Question: Do unvested stock options and deferred compensation constitute marital assets that are subject to equitable division on divorce?

Answer and Discussion: As to deferred compensation, definitely. As to unvested stock options, the answer seems a bit less clear. Under Georgia law, insofar as acquired during a marriage, retirement benefits, whether vested or unvested, are marital assets subject to claims for alimony and equitable division of property. Courtney v. Courtney, 256 Ga. 97, 98-99, 344 S.E.2d 421 (1986); see also Taylor v. Taylor, 283 Ga. 63(1), 656 S.E.2d 828 (2008) (holding that “[t]he law is well-settled that retirement benefits acquired during the marriage are marital property subject to equitable division … This is true of both vested and unvested benefits”) (citations omitted); and Andrews v. Whitaker, 265 Ga. 76, 77, 453 S.E.2d 735 (1995) (holding that husband’s retirement benefits which constituted deferred compensation for services rendered during the term of his employment and during the course of the parties’ marriage were subject to equitable division).

In Courtney, a husband who worked for the FBI during his marriage obtained a retirement plan, the benefits of which had not yet vested at the time of the parties’ divorce. The Georgia Supreme Court held that the unvested retirement benefits were an important asset of the marital relationship. The Court also rejected the husband’s claim that his unvested retirement benefits were too speculative to be subject to equitable property division, finding that “a retirement plan, while admittedly unvested, is nevertheless an important contractual right, which will become a reality upon satisfaction of certain conditions.” Id., at 98. In so holding, the Court indicated that factors which a finder of fact should consider in apportioning unvested retirement benefits on divorce: “We point out here that the actual contributions of the spouse who is not earning the retirement benefits, the number of years of the marriage in which such contributions were made, the degree to which there has been reliance on the expectation of these future benefits, and other factual variables are matters of evidence for and argument to the fact-finder for consideration in apportioning this marital asset.” Id.

No published Georgia appellate decision has yet addressed whether stock options which have not yet vested at the time of divorce constitute marital assets. Cases construing stock options which vested during the marriage -- whether or not those options were awarded to a spouse before or during the marriage – deem the vested options as marital assets if and to the extent that the vesting directly resulted from the parties’ labor and investments during the marriage.

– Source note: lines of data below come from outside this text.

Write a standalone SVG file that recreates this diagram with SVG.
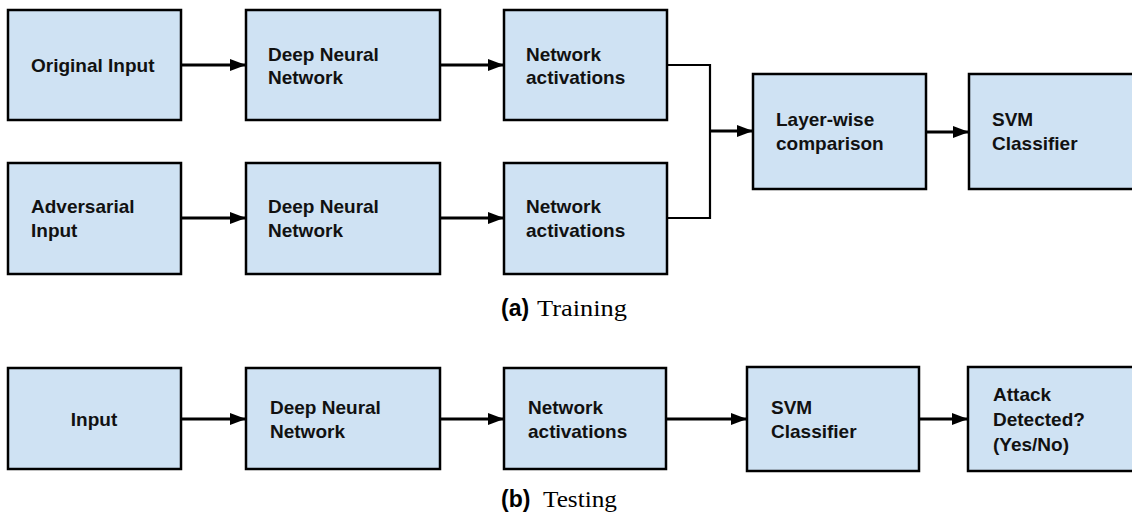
<svg xmlns="http://www.w3.org/2000/svg" width="1132" height="515" viewBox="0 0 1132 515">
<style>
.box{fill:#cfe2f3;stroke:#000;stroke-width:2.5}
.t{font-family:"Liberation Sans",Arial,sans-serif;font-weight:bold;font-size:19px;fill:#111}
.ln{fill:none;stroke:#000;stroke-width:3}
.el{fill:none;stroke:#000;stroke-width:2.2}
.capb{font-family:"Liberation Sans",Arial,sans-serif;font-weight:bold;font-size:23px;fill:#000}
.caps{font-family:"Liberation Serif","Times New Roman",serif;font-size:23px;fill:#000}
</style>
<defs>
<marker id="ah" markerUnits="userSpaceOnUse" markerWidth="17" markerHeight="12" refX="16" refY="6" orient="auto">
<path d="M0,0 L16,6 L0,12 z" fill="#000"/>
</marker>
</defs>
<rect width="1132" height="515" fill="#fff"/>

<g id="connectors">
<line class="ln" x1="181" y1="65" x2="246" y2="65" marker-end="url(#ah)"/>
<line class="ln" x1="440" y1="65" x2="504" y2="65" marker-end="url(#ah)"/>
<line class="ln" x1="181" y1="218" x2="246" y2="218" marker-end="url(#ah)"/>
<line class="ln" x1="440" y1="218" x2="504" y2="218" marker-end="url(#ah)"/>
<polyline class="el" points="667,65 710,65 710,218 667,218"/>
<line class="ln" x1="710" y1="131" x2="753" y2="131" marker-end="url(#ah)"/>
<line class="ln" x1="926" y1="132" x2="969" y2="132" marker-end="url(#ah)"/>
<line class="ln" x1="181" y1="419" x2="246" y2="419" marker-end="url(#ah)"/>
<line class="ln" x1="440" y1="419" x2="504" y2="419" marker-end="url(#ah)"/>
<line class="ln" x1="666" y1="419" x2="747" y2="419" marker-end="url(#ah)"/>
<line class="ln" x1="919" y1="419" x2="968" y2="419" marker-end="url(#ah)"/>
</g>

<g id="original-input"><rect class="box" x="8" y="10" width="173" height="110"/><text class="t" x="31" y="72">Original Input</text></g>
<g id="dnn-top"><rect class="box" x="246" y="10" width="194" height="110"/><text class="t" x="268" y="61">Deep Neural</text><text class="t" x="268" y="84">Network</text></g>
<g id="activations-top"><rect class="box" x="504" y="10" width="163" height="110"/><text class="t" x="526" y="61">Network</text><text class="t" x="526" y="84">activations</text></g>

<g id="adversarial-input"><rect class="box" x="8" y="163" width="173" height="111"/><text class="t" x="31" y="213">Adversarial</text><text class="t" x="31" y="237">Input</text></g>
<g id="dnn-bottom"><rect class="box" x="246" y="163" width="194" height="111"/><text class="t" x="268" y="213">Deep Neural</text><text class="t" x="268" y="237">Network</text></g>
<g id="activations-bottom"><rect class="box" x="504" y="163" width="163" height="111"/><text class="t" x="526" y="213">Network</text><text class="t" x="526" y="237">activations</text></g>

<g id="layerwise"><rect class="box" x="753" y="74" width="173" height="115"/><text class="t" x="776" y="126">Layer-wise</text><text class="t" x="776" y="150">comparison</text></g>
<g id="svm-train"><rect class="box" x="969" y="74" width="180" height="115"/><text class="t" x="992" y="126">SVM</text><text class="t" x="992" y="150">Classifier</text></g>

<g id="caption-a"><text class="capb" x="501" y="316">(a)</text><text class="caps" x="537" y="316" textLength="90" lengthAdjust="spacingAndGlyphs">Training</text></g>

<g id="input-test"><rect class="box" x="8" y="368" width="173" height="101"/><text class="t" x="94" y="426" text-anchor="middle">Input</text></g>
<g id="dnn-test"><rect class="box" x="246" y="368" width="194" height="101"/><text class="t" x="270" y="414">Deep Neural</text><text class="t" x="270" y="438">Network</text></g>
<g id="activations-test"><rect class="box" x="504" y="368" width="162" height="101"/><text class="t" x="528" y="414">Network</text><text class="t" x="528" y="438">activations</text></g>
<g id="svm-test"><rect class="box" x="747" y="367" width="172" height="104"/><text class="t" x="771" y="414">SVM</text><text class="t" x="771" y="438">Classifier</text></g>
<g id="attack"><rect class="box" x="968" y="367" width="180" height="104"/><text class="t" x="993" y="401">Attack</text><text class="t" x="993" y="426">Detected?</text><text class="t" x="993" y="451">(Yes/No)</text></g>

<g id="caption-b"><text class="capb" x="501" y="507">(b)</text><text class="caps" x="543" y="507" textLength="74" lengthAdjust="spacingAndGlyphs">Testing</text></g>
</svg>
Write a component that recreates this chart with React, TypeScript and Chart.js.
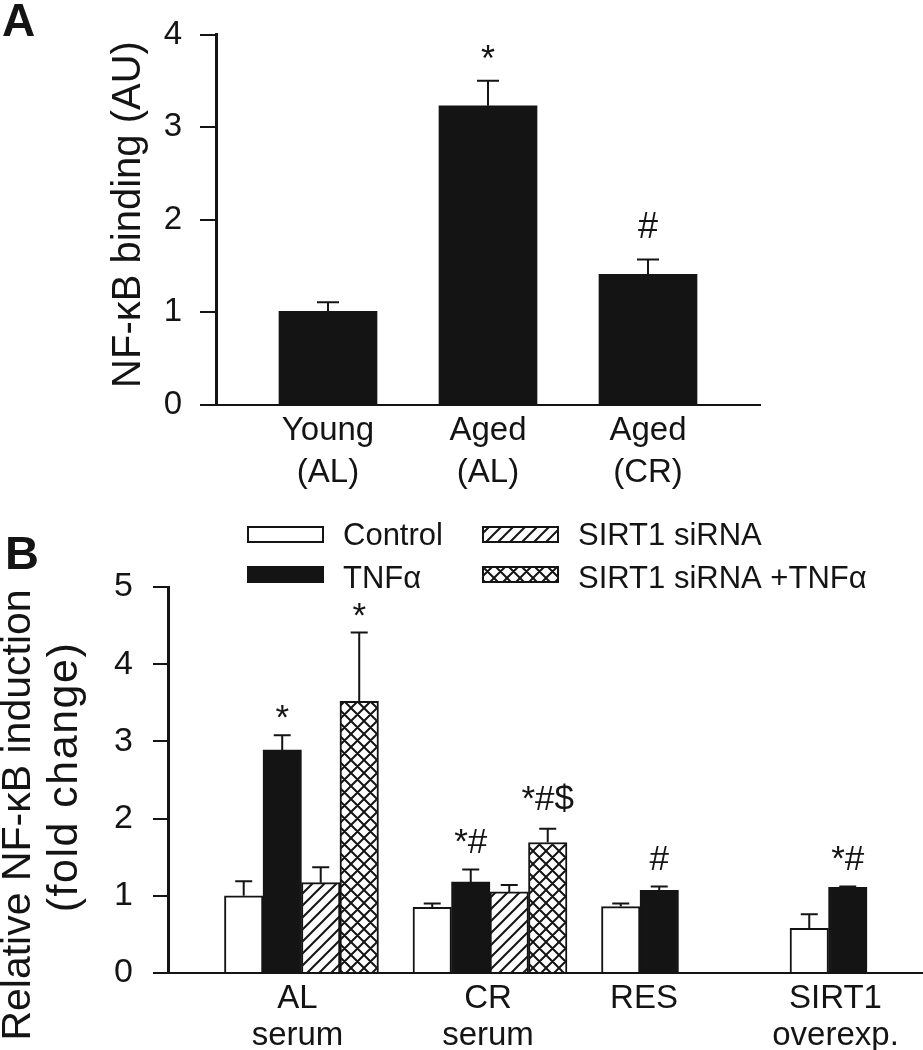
import React, { useEffect, useRef } from 'react';
import { Chart, registerables } from 'chart.js';

Chart.register(...registerables);

const FONT = '"Liberation Sans", Arial, Helvetica, sans-serif';
const INK = '#141414';

// ---------- Panel A data ----------
const categoriesA = [['Young', '(AL)'], ['Aged', '(AL)'], ['Aged', '(CR)']];
const valuesA = [1.01, 3.23, 1.41];
const errorsA = [0.1, 0.27, 0.16];
const marksA = ['', '*', '#'];
const ticksA = [0, 1, 2, 3, 4];

// ---------- Panel B data ----------
const categoriesB = [['AL', 'serum'], ['CR', 'serum'], ['RES'], ['SIRT1', 'overexp.']];
const seriesB = ['Control', 'TNFα', 'SIRT1 siRNA', 'SIRT1 siRNA +TNFα'];
const controlB = [1.0, 0.85, 0.86, 0.58];
const controlErrB = [0.19, 0.05, 0.04, 0.18];
const controlMarksB = ['', '', '', ''];
const tnfB = [2.89, 1.18, 1.07, 1.11];
const tnfErrB = [0.19, 0.16, 0.05, 0.01];
const tnfMarksB = ['*', '*#', '#', '*#'];
const sirnaB = [1.17, 1.05, null, null];
const sirnaErrB = [0.2, 0.09, null, null];
const sirnaMarksB = ['', '', '', ''];
const sirnaTnfB = [3.52, 1.69, null, null];
const sirnaTnfErrB = [0.89, 0.18, null, null];
const sirnaTnfMarksB = ['*', '*#$', '', ''];
const ticksB = [0, 1, 2, 3, 4, 5];

function makePattern(kind: 'diag' | 'cross'): CanvasPattern | string {
  const s = kind === 'diag' ? 12 : 13;
  const c = document.createElement('canvas');
  c.width = s;
  c.height = s;
  const g = c.getContext('2d');
  if (!g) return '#fff';
  g.fillStyle = '#fff';
  g.fillRect(0, 0, s, s);
  g.strokeStyle = INK;
  g.lineWidth = 2;
  g.lineCap = 'square';
  g.beginPath();
  g.moveTo(-2, s + 2);
  g.lineTo(s + 2, -2);
  g.moveTo(-2, 2);
  g.lineTo(2, -2);
  g.moveTo(s - 2, s + 2);
  g.lineTo(s + 2, s - 2);
  if (kind === 'cross') {
    g.moveTo(-2, -2);
    g.lineTo(s + 2, s + 2);
    g.moveTo(s - 2, -2);
    g.lineTo(s + 2, 2);
    g.moveTo(-2, s - 2);
    g.lineTo(2, s + 2);
  }
  g.stroke();
  const p = g.createPattern(c, 'repeat');
  return p || '#fff';
}

const decorPlugin = {
  id: 'decor',
  afterDatasetsDraw(chart: any, _a: any, opts: any) {
    const ctx = chart.ctx;
    const ys = chart.scales.y;
    chart.data.datasets.forEach((ds: any, di: number) => {
      const meta = chart.getDatasetMeta(di);
      meta.data.forEach((el: any, j: number) => {
        const v = ds.data[j].y;
        if (v === null || v === undefined) return;
        const e = ds.errors ? ds.errors[j] || 0 : 0;
        const top = ys.getPixelForValue(v + e);
        ctx.save();
        ctx.strokeStyle = INK;
        ctx.lineWidth = opts.errWidth;
        ctx.beginPath();
        ctx.moveTo(el.x, el.y);
        ctx.lineTo(el.x, top);
        ctx.moveTo(el.x - opts.cap / 2, top);
        ctx.lineTo(el.x + opts.cap / 2, top);
        ctx.stroke();
        const mark = ds.marks ? ds.marks[j] : '';
        if (mark) {
          ctx.font = `${opts.markSize}px ${FONT}`;
          ctx.textAlign = 'center';
          ctx.textBaseline = 'alphabetic';
          ctx.fillStyle = INK;
          const m = ctx.measureText(mark);
          ctx.fillText(mark, el.x, top - opts.markGap - m.actualBoundingBoxDescent);
        }
        ctx.restore();
      });
    });
  },
  afterDraw(chart: any, _a: any, opts: any) {
    const ctx = chart.ctx;
    ctx.save();
    ctx.fillStyle = INK;
    const cats: string[][] = opts.categories;
    ctx.font = `${opts.labelSize}px ${FONT}`;
    ctx.textAlign = 'center';
    ctx.textBaseline = 'alphabetic';
    cats.forEach((lines, j) => {
      const xs: number[] = [];
      chart.data.datasets.forEach((ds: any, di: number) => {
        const v = ds.data[j].y;
        if (v === null || v === undefined) return;
        xs.push(chart.getDatasetMeta(di).data[j].x);
      });
      if (!xs.length) return;
      const cx = xs.reduce((a, b) => a + b, 0) / xs.length + (opts.labelShift ? opts.labelShift[j] : 0);
      lines.forEach((t, k) => ctx.fillText(t, cx, opts.labelBaselines[k]));
    });
    opts.titles.forEach((t: any) => {
      ctx.save();
      ctx.translate(t.x, t.y);
      ctx.rotate(-Math.PI / 2);
      ctx.font = `${t.size}px ${FONT}`;
      if (t.spacing) (ctx as any).letterSpacing = `${t.spacing}px`;
      ctx.textAlign = 'center';
      ctx.textBaseline = 'middle';
      ctx.fillText(t.text, 0, 0);
      ctx.restore();
    });
    const L = opts.letter;
    ctx.font = `bold ${L.size}px ${FONT}`;
    ctx.textAlign = 'left';
    ctx.textBaseline = 'alphabetic';
    ctx.fillText(L.text, L.x, L.y);
    const lg = opts.legend;
    if (lg) {
      ctx.font = `${lg.size}px ${FONT}`;
      chart.data.datasets.forEach((ds: any, di: number) => {
        const col = Math.floor(di / 2);
        const row = di % 2;
        const bx = lg.colX[col];
        const by = lg.boxY[row];
        ctx.fillStyle = ds.backgroundColor;
        ctx.fillRect(bx, by, lg.boxW, lg.boxH);
        ctx.strokeStyle = INK;
        ctx.lineWidth = 2;
        ctx.strokeRect(bx, by, lg.boxW, lg.boxH);
        ctx.fillStyle = INK;
        ctx.fillText(ds.label, bx + lg.textDx, lg.textY[row]);
      });
    }
    ctx.restore();
  },
};

function configA(): any {
  return {
    type: 'bar',
    data: {
      datasets: [
        {
          label: 'NF-κB binding',
          data: valuesA.map((v, i) => ({ x: i, y: v })),
          errors: errorsA,
          marks: marksA,
          backgroundColor: INK,
          borderColor: INK,
          borderWidth: 0,
          barThickness: 98,
        },
      ],
    },
    options: {
      responsive: false,
      animation: false,
      layout: { padding: { top: 19, right: 163, left: 0, bottom: 0 } },
      plugins: {
        legend: { display: false },
        tooltip: { enabled: false },
        decor: {
          errWidth: 2,
          cap: 22,
          markSize: 36,
          markGap: 22,
          categories: categoriesA,
          labelSize: 33,
          labelBaselines: [440, 482],
          titles: [{ text: 'NF-κB binding (AU)', x: 128.5, y: 214.5, size: 40 }],
          letter: { text: 'A', x: 2, y: 36, size: 46 },
          legend: null,
        },
      },
      scales: {
        x: {
          type: 'linear',
          offset: false,
          min: -0.7,
          max: 2.7,
          afterBuildTicks: (s: any) => {
            s.ticks = categoriesA.map((_, i) => ({ value: i }));
          },
          ticks: { display: false },
          grid: { display: false, offset: false },
          border: { display: true, color: INK, width: 2 },
          afterFit: (s: any) => {
            s.height = 95;
          },
        },
        y: {
          type: 'linear',
          min: 0,
          max: 4,
          afterBuildTicks: (s: any) => {
            s.ticks = ticksA.map((v) => ({ value: v }));
          },
          ticks: { color: INK, padding: 18, font: { family: FONT, size: 33, lineHeight: 1 } },
          grid: { drawOnChartArea: false, drawTicks: true, tickLength: 16, color: INK, tickColor: INK, lineWidth: 2, tickWidth: 2 },
          border: { display: true, color: INK, width: 3 },
          afterFit: (s: any) => {
            s.width = 216;
          },
        },
      },
    },
    plugins: [decorPlugin],
  };
}

function configB(): any {
  const diag = makePattern('diag');
  const cross = makePattern('cross');
  const mk = (label: string, vals: (number | null)[], errs: (number | null)[], marks: string[], bg: any) => ({
    label,
    data: vals.map((v, i) => ({ x: i, y: v })),
    errors: errs,
    marks,
    backgroundColor: bg,
    borderColor: INK,
    borderWidth: 2,
    barThickness: 38.5,
  });
  return {
    type: 'bar',
    data: {
      datasets: [
        mk(seriesB[0], controlB, controlErrB, controlMarksB, '#ffffff'),
        mk(seriesB[1], tnfB, tnfErrB, tnfMarksB, INK),
        mk(seriesB[2], sirnaB, sirnaErrB, sirnaMarksB, diag),
        mk(seriesB[3], sirnaTnfB, sirnaTnfErrB, sirnaTnfMarksB, cross),
      ],
    },
    options: {
      responsive: false,
      animation: false,
      layout: { padding: { top: 87, right: 0, left: 0, bottom: 0 } },
      plugins: {
        legend: { display: false },
        tooltip: { enabled: false },
        decor: {
          errWidth: 2,
          cap: 17,
          markSize: 35,
          markGap: 17,
          categories: categoriesB,
          labelShift: [-4, -2, 4, 7],
          labelSize: 33,
          labelBaselines: [508, 545],
          titles: [
            { text: 'Relative NF-κB induction', x: 19, y: 315, size: 41 },
            { text: '(fold change)', x: 65.5, y: 277, size: 43, spacing: 1.5 },
          ],
          letter: { text: 'B', x: 5, y: 69, size: 47 },
          legend: {
            size: 31,
            colX: [248, 483],
            boxY: [27, 67],
            boxW: 75,
            boxH: 15,
            textDx: 95,
            textY: [45, 88],
          },
        },
      },
      scales: {
        x: {
          type: 'linear',
          offset: false,
          min: -0.708,
          max: 3.297,
          afterBuildTicks: (s: any) => {
            s.ticks = categoriesB.map((_, i) => ({ value: i }));
          },
          ticks: { display: false },
          grid: { display: false, offset: false },
          border: { display: true, color: INK, width: 2 },
          afterFit: (s: any) => {
            s.height = 77;
          },
        },
        y: {
          type: 'linear',
          min: 0,
          max: 5,
          afterBuildTicks: (s: any) => {
            s.ticks = ticksB.map((v) => ({ value: v }));
          },
          ticks: { color: INK, padding: 20, font: { family: FONT, size: 34, lineHeight: 1 } },
          grid: { drawOnChartArea: false, drawTicks: true, tickLength: 15, color: INK, tickColor: INK, lineWidth: 2, tickWidth: 2 },
          border: { display: true, color: INK, width: 3 },
          afterFit: (s: any) => {
            s.width = 168;
          },
        },
      },
    },
    plugins: [decorPlugin],
  };
}

function ChartCanvas({ makeConfig, top, height }: { makeConfig: () => any; top: number; height: number }) {
  const ref = useRef<HTMLCanvasElement | null>(null);
  useEffect(() => {
    if (!ref.current) return;
    const chart = new Chart(ref.current, makeConfig());
    return () => chart.destroy();
  }, []);
  return (
    <canvas
      ref={ref}
      width={923}
      height={height}
      style={{ position: 'absolute', left: 0, top, width: 923, height, display: 'block' }}
    />
  );
}

export default function App() {
  return (
    <div style={{ position: 'absolute', left: 0, top: 0, width: 923, height: 1050, background: '#ffffff', overflow: 'hidden' }}>
      <ChartCanvas makeConfig={configA} top={0} height={500} />
      <ChartCanvas makeConfig={configB} top={500} height={550} />
    </div>
  );
}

See Newman v. Patton, 286 Ga. 805, 692 S.E.2d 322, 323-324(1) (2010); and Payson v. Payson, 274 Ga. 231, 232(1), 552 S.E.2d 839 (2001). If previously awarded stock options vested during the marriage because of efforts made by either spouse during the course of the marriage, then they constitute marital assets; otherwise, they constitute the spouse’s separate property. Newman, supra, 692 S.E.2d at 324(1). Additionally, to the extent that stock options vesting during the marriage appreciated in value due to the individual or joint efforts of the spouses, as opposed to appreciating due to market forces, the options represent marital assets. Newman, 692 S.E.2d at 324(1); Payson, supra, 274 Ga. at 232(1). To analyze the cause of vesting of a stock option, a court will consider multiple factors, including whether marital or premarital funds were used to exercise the options, and the employer's purpose for granting the option (i.e., for past, present or future service). Newman, 692 S.E.2d at 324(1).